Early detection is one of the most important aspects of treating Alzheimer's disease. By diagnosing the condition early, seniors can take proactive steps to slow cognitive decline or take advantage of memory care. This can often be difficult, however, because it's hard to tell what are early indicators of Alzheimer's and what are simply small lapses in memory. Researchers from Johns Hopkins believe they have found a potential method to weed out the confusion.

To accurately predict whether seniors move from mild cognitive impairment to dementia, researchers relied on scores from cognitive tests performed by more than 550 people between 1996 and 2004 - approximately 540 of whom had some form of cognitive problems at the beginning of the tests. The assessments measured tasks such as memory, language, attention and processing speed. scientists noticed that Alzheimer's tended to affect the scores related to some functions earlier than others. This is important, because it may give doctors the opportunity to diagnose the disease before more severe symptoms take hold.

"If we are going to have any hope of helping patients with Alzheimer's disease, we need to do it as early as possible," said study leader Dr. David J. Schretlen. "Once the brain deteriorates, there's no coming back."

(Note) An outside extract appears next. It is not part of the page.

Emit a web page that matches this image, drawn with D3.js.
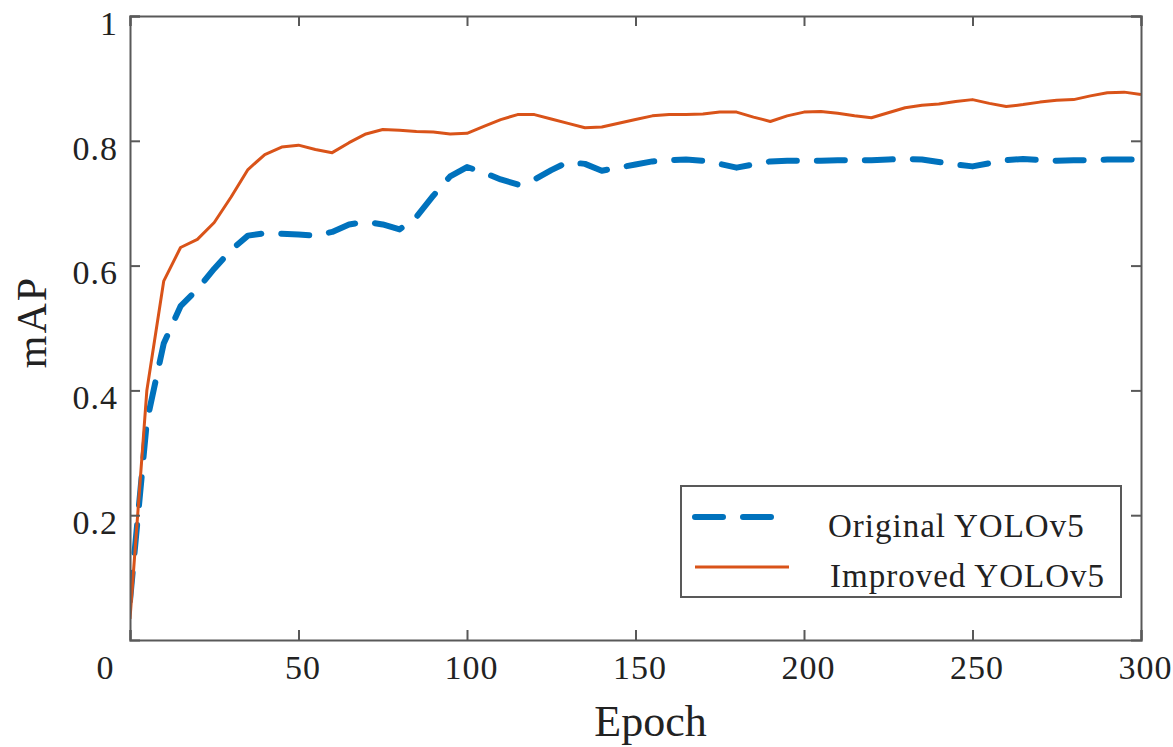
<!DOCTYPE html>
<html>
<head>
<meta charset="utf-8">
<script src="https://cdn.jsdelivr.net/npm/d3@7"></script>
<style>
  body { margin: 0; background: #fff; }
  svg text { font-family: "Liberation Serif", "Times New Roman", serif; fill: #222; }
</style>
</head>
<body>
<div id="chart"></div>
<script>
// epochs sampled every 5
const epochs = [0, 5, 10, 15, 20, 25, 30, 35, 40, 45, 50, 55, 60, 65, 70, 75, 80, 85, 90, 95,
    100, 105, 110, 115, 120, 125, 130, 135, 140, 145, 150, 155, 160, 165, 170, 175, 180, 185, 190, 195,
    200, 205, 210, 215, 220, 225, 230, 235, 240, 245, 250, 255, 260, 265, 270, 275, 280, 285, 290, 295, 300]

const originalMAP = [0.063, 0.35, 0.475, 0.535, 0.562, 0.595, 0.625, 0.648, 0.652, 0.651,
    0.650, 0.648, 0.654, 0.666, 0.670, 0.666, 0.658, 0.678, 0.712, 0.743,
    0.758, 0.749, 0.738, 0.730, 0.738, 0.753, 0.766, 0.763, 0.752, 0.757,
    0.762, 0.767, 0.769, 0.770, 0.768, 0.763, 0.757, 0.762, 0.767, 0.768,
    0.768, 0.768, 0.769, 0.769, 0.769, 0.770, 0.771, 0.770, 0.766, 0.762,
    0.759, 0.764, 0.769, 0.771, 0.769, 0.768, 0.769, 0.769, 0.770, 0.770, 0.770]

const improvedMAP = [0.034, 0.40, 0.575, 0.629, 0.642, 0.669, 0.710, 0.754, 0.778, 0.790,
    0.793, 0.786, 0.781, 0.797, 0.811, 0.818, 0.817, 0.815, 0.814, 0.811,
    0.812, 0.823, 0.834, 0.842, 0.842, 0.835, 0.828, 0.821, 0.822, 0.828,
    0.834, 0.840, 0.842, 0.842, 0.843, 0.846, 0.846, 0.838, 0.831, 0.840,
    0.846, 0.847, 0.844, 0.840, 0.837, 0.845, 0.853, 0.857, 0.859, 0.863,
    0.866, 0.860, 0.855, 0.858, 0.862, 0.865, 0.866, 0.872, 0.877, 0.878, 0.874]

const xTicks = [0, 50, 100, 150, 200, 250, 300]
const yTicks = [0.2, 0.4, 0.6, 0.8, 1]
const seriesNames = ["Original YOLOv5", "Improved YOLOv5"]

drawChart()

function drawChart() {
    var margin = { top: 16, right: 32, bottom: 107, left: 130 },
        width = 1173 - margin.left - margin.right,
        height = 747 - margin.top - margin.bottom;

    var svg = d3.select("#chart")
        .append("svg")
        .attr("width", 1173)
        .attr("height", 747)
        .append("g")
        .attr("transform", "translate(" + margin.left + "," + margin.top + ")");

    var x = d3.scaleLinear().domain([0, 300]).range([0, width]);
    var y = d3.scaleLinear().domain([0, 1]).range([height, 0]);

    var axisColor = "#595959";

    // clip lines to the box
    svg.append("clipPath").attr("id", "clip")
        .append("rect").attr("width", width).attr("height", height);

    // lines
    var line = d3.line()
        .x(function (d) { return x(d[0]); })
        .y(function (d) { return y(d[1]); });

    svg.append("path")
        .datum(epochs.map(function (e, i) { return [e, originalMAP[i]]; }))
        .attr("clip-path", "url(#clip)")
        .attr("d", line)
        .attr("fill", "none")
        .attr("stroke", "#0072BD")
        .attr("stroke-width", 6)
        .attr("stroke-linecap", "round")
        .attr("stroke-linejoin", "round")
        .attr("stroke-dasharray", "28,20");

    svg.append("path")
        .datum(epochs.map(function (e, i) { return [e, improvedMAP[i]]; }))
        .attr("clip-path", "url(#clip)")
        .attr("d", line)
        .attr("fill", "none")
        .attr("stroke", "#D95319")
        .attr("stroke-width", 3)
        .attr("stroke-linejoin", "round");

    // axes (ticks inward, box on)
    var xAxis = svg.append("g")
        .attr("transform", "translate(0," + height + ")")
        .call(d3.axisBottom(x).tickValues(xTicks).tickSize(-10).tickPadding(15).tickFormat(d3.format("d")));
    var yAxis = svg.append("g")
        .call(d3.axisLeft(y).tickValues(yTicks).tickSize(-10).tickPadding(22).tickFormat(function (d) { return d === 1 ? "1" : d3.format(".1f")(d); }));
    svg.append("g")
        .call(d3.axisTop(x).tickValues(xTicks).tickSize(-10).tickFormat(""));
    svg.append("g")
        .attr("transform", "translate(" + width + ",0)")
        .call(d3.axisRight(y).tickValues(yTicks).tickSize(-10).tickFormat(""));

    svg.selectAll(".domain").attr("stroke", axisColor).attr("stroke-width", 2);
    svg.selectAll(".tick line").attr("stroke", axisColor).attr("stroke-width", 2);

    xAxis.selectAll("text")
        .style("font-family", "Liberation Serif, serif")
        .style("font-size", "34px")
        .style("letter-spacing", "1px")
        .attr("fill", "#1e1e1e")
        .attr("dx", function (d) { return d === 0 ? -25 : 4; });
    yAxis.selectAll("text")
        .style("font-family", "Liberation Serif, serif")
        .style("font-size", "34px")
        .style("letter-spacing", "1px")
        .attr("fill", "#1e1e1e")
        .attr("dy", "0.54em")
        .attr("dx", 10);

    // axis titles
    svg.append("text")
        .attr("x", width / 2 + 15)
        .attr("y", height + 96)
        .attr("text-anchor", "middle")
        .style("font-size", "44px")
        .text("Epoch");

    svg.append("text")
        .attr("transform", "translate(" + (46 - margin.left) + "," + (322 - margin.top) + ") rotate(-90)")
        .attr("text-anchor", "middle")
        .style("font-size", "42px")
        .style("letter-spacing", "2px")
        .text("mAP");

    // legend
    var legend = svg.append("g")
        .attr("transform", "translate(" + (width - 460) + "," + (height - 154) + ")");
    legend.append("rect")
        .attr("width", 440)
        .attr("height", 111)
        .attr("fill", "#fff")
        .attr("stroke", axisColor)
        .attr("stroke-width", 2);

    var styles = [
        { color: "#0072BD", w: 6, dash: "28,20", cap: "round", len: 82 },
        { color: "#D95319", w: 3, dash: null, cap: "butt", len: 94 }
    ];
    seriesNames.forEach(function (name, i) {
        var yy = 31 + i * 50;
        legend.append("line")
            .attr("x1", 14).attr("x2", 14 + styles[i].len)
            .attr("y1", yy).attr("y2", yy)
            .attr("stroke", styles[i].color)
            .attr("stroke-width", styles[i].w)
            .attr("stroke-linecap", styles[i].cap)
            .attr("stroke-dasharray", styles[i].dash);
        legend.append("text")
            .attr("x", 147 + i * 2)
            .attr("y", yy + 20)
            .style("font-size", "33px")
            .style("letter-spacing", "1px")
            .attr("fill", "#1e1e1e")
            .text(name);
    });
}
</script>
</body>
</html>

While the findings, which were published recently in the journal Neuropsychology, might represent a significant step forward in the diagnosis and treatment of Alzheimer's, challenges still exist. Most significantly, older adults are not routinely screened for cognitive decline, experts say. As a remedy, Schretlen recommended adults 55 and older should get screened once every five years whether they are experiencing symptoms or not.